EXERCISE INPUTS –
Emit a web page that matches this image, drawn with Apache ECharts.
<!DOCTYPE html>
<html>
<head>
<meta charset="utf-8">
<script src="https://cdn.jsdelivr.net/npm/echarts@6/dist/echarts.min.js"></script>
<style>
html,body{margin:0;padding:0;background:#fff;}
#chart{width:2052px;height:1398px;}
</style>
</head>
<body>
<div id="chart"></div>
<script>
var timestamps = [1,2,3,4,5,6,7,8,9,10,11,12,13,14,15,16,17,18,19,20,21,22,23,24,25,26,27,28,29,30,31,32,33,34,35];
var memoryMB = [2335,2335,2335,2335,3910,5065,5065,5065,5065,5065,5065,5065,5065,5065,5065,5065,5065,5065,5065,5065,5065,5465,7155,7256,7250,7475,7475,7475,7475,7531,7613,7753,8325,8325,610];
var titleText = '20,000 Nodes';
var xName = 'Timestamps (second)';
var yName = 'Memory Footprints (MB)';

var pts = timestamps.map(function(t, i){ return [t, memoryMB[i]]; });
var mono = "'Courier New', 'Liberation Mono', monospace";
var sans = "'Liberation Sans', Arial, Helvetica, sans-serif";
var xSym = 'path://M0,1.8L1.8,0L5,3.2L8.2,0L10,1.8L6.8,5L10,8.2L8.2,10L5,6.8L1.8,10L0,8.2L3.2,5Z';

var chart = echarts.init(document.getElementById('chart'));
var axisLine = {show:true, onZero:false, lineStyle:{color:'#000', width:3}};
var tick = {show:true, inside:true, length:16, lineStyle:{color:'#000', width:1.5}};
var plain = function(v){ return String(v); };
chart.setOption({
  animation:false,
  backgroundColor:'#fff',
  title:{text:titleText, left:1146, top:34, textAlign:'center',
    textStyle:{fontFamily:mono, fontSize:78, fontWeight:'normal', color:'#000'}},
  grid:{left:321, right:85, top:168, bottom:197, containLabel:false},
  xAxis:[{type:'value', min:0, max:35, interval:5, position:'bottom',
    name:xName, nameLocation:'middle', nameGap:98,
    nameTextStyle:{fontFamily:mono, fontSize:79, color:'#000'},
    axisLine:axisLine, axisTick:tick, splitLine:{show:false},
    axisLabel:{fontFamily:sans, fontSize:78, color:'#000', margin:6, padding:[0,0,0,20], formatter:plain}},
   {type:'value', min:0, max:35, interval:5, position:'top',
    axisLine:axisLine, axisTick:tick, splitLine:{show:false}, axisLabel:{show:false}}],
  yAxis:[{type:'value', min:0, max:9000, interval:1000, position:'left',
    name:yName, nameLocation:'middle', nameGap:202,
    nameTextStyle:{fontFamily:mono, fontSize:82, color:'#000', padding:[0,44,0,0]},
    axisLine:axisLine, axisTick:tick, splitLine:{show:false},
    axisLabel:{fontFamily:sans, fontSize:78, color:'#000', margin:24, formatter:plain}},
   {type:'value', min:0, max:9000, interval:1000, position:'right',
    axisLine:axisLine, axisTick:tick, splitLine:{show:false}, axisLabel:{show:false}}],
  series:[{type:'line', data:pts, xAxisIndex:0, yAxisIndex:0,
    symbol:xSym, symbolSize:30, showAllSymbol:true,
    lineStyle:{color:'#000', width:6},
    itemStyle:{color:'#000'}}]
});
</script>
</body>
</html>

==

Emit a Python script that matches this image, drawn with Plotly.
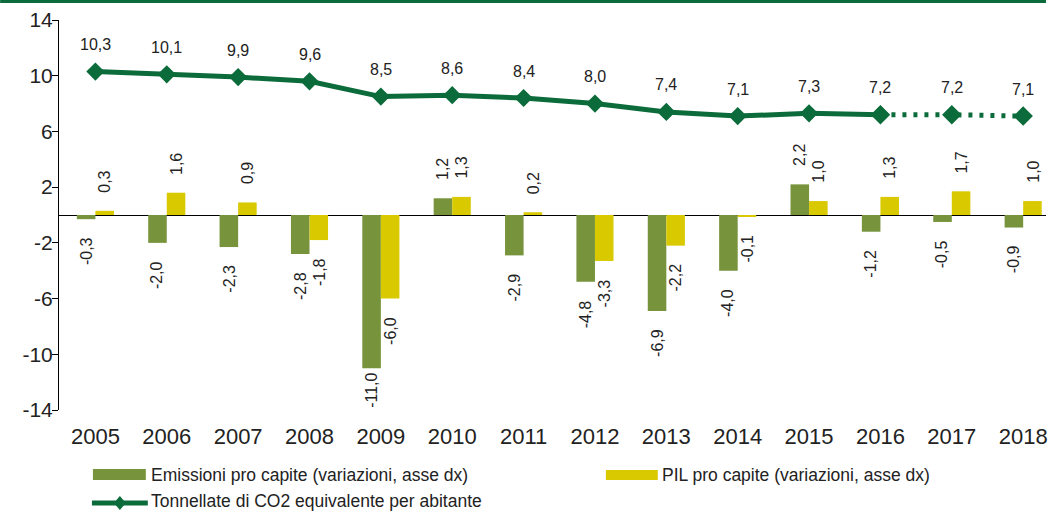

WRITTEN REQUEST –
Copy out every line of the data that includes "matches".

RESULT OF THIS TASK –
Emit a web page that matches this image, drawn with Apache ECharts.
Emit a Python script that matches this image, drawn with Plotly.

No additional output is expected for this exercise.